◆ **What you have to do**:
Quote all of the data exactly as given. Skip every picture it contains.

◆ **Available data**:
-.-.-
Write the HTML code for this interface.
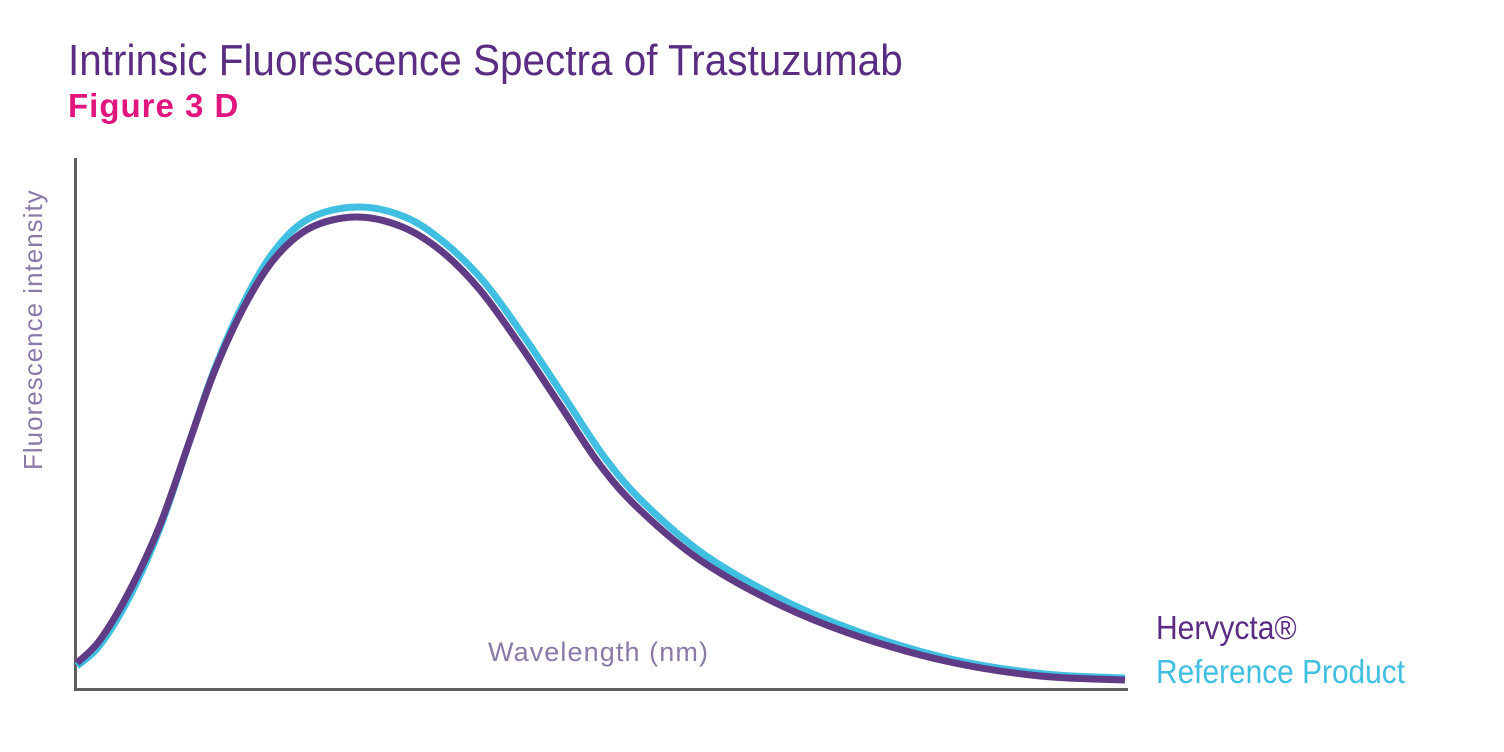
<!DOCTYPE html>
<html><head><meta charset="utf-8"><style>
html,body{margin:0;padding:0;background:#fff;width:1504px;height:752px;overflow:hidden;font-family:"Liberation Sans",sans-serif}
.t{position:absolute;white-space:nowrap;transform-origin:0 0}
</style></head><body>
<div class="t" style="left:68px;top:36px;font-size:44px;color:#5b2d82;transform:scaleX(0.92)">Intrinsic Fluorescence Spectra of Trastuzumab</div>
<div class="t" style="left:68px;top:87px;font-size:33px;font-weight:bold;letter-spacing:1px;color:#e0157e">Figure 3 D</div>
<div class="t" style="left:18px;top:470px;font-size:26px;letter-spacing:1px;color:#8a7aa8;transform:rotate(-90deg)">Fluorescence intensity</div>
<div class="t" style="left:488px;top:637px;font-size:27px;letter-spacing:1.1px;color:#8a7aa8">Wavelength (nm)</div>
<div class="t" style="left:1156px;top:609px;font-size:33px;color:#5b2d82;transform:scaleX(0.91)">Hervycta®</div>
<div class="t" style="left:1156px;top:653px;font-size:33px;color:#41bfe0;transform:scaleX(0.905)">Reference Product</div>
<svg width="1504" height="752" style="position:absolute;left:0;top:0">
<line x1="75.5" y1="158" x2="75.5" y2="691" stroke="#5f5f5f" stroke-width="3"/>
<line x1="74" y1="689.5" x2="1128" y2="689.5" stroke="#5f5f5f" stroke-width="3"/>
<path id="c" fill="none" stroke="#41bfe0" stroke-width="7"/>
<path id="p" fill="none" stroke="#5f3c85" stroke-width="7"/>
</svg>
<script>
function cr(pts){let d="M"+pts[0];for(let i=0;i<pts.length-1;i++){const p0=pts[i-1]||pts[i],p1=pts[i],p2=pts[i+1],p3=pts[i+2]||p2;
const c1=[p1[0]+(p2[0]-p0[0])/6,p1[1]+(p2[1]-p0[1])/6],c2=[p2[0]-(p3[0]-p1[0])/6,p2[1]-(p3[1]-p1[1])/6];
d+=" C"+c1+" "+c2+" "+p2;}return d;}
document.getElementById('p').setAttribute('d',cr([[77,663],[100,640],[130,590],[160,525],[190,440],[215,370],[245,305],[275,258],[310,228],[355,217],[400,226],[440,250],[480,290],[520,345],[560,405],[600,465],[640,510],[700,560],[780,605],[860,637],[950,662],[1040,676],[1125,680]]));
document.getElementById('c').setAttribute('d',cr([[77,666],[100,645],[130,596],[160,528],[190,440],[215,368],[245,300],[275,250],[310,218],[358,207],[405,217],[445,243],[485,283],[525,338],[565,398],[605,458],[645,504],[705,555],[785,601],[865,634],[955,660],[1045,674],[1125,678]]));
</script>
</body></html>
-.-.-
◆ **Solution below**:
Write the HTML code for this interface.
<!DOCTYPE html>
<html><head><meta charset="utf-8"><style>
html,body{margin:0;padding:0;background:#fff;width:1504px;height:752px;overflow:hidden;font-family:"Liberation Sans",sans-serif}
.t{position:absolute;white-space:nowrap;transform-origin:0 0}
</style></head><body>
<div class="t" style="left:68px;top:36px;font-size:44px;color:#5b2d82;transform:scaleX(0.92)">Intrinsic Fluorescence Spectra of Trastuzumab</div>
<div class="t" style="left:68px;top:87px;font-size:33px;font-weight:bold;letter-spacing:1px;color:#e0157e">Figure 3 D</div>
<div class="t" style="left:18px;top:470px;font-size:26px;letter-spacing:1px;color:#8a7aa8;transform:rotate(-90deg)">Fluorescence intensity</div>
<div class="t" style="left:488px;top:637px;font-size:27px;letter-spacing:1.1px;color:#8a7aa8">Wavelength (nm)</div>
<div class="t" style="left:1156px;top:609px;font-size:33px;color:#5b2d82;transform:scaleX(0.91)">Hervycta®</div>
<div class="t" style="left:1156px;top:653px;font-size:33px;color:#41bfe0;transform:scaleX(0.905)">Reference Product</div>
<svg width="1504" height="752" style="position:absolute;left:0;top:0">
<line x1="75.5" y1="158" x2="75.5" y2="691" stroke="#5f5f5f" stroke-width="3"/>
<line x1="74" y1="689.5" x2="1128" y2="689.5" stroke="#5f5f5f" stroke-width="3"/>
<path id="c" fill="none" stroke="#41bfe0" stroke-width="7"/>
<path id="p" fill="none" stroke="#5f3c85" stroke-width="7"/>
</svg>
<script>
function cr(pts){let d="M"+pts[0];for(let i=0;i<pts.length-1;i++){const p0=pts[i-1]||pts[i],p1=pts[i],p2=pts[i+1],p3=pts[i+2]||p2;
const c1=[p1[0]+(p2[0]-p0[0])/6,p1[1]+(p2[1]-p0[1])/6],c2=[p2[0]-(p3[0]-p1[0])/6,p2[1]-(p3[1]-p1[1])/6];
d+=" C"+c1+" "+c2+" "+p2;}return d;}
document.getElementById('p').setAttribute('d',cr([[77,663],[100,640],[130,590],[160,525],[190,440],[215,370],[245,305],[275,258],[310,228],[355,217],[400,226],[440,250],[480,290],[520,345],[560,405],[600,465],[640,510],[700,560],[780,605],[860,637],[950,662],[1040,676],[1125,680]]));
document.getElementById('c').setAttribute('d',cr([[77,666],[100,645],[130,596],[160,528],[190,440],[215,368],[245,300],[275,250],[310,218],[358,207],[405,217],[445,243],[485,283],[525,338],[565,398],[605,458],[645,504],[705,555],[785,601],[865,634],[955,660],[1045,674],[1125,678]]));
</script>
</body></html>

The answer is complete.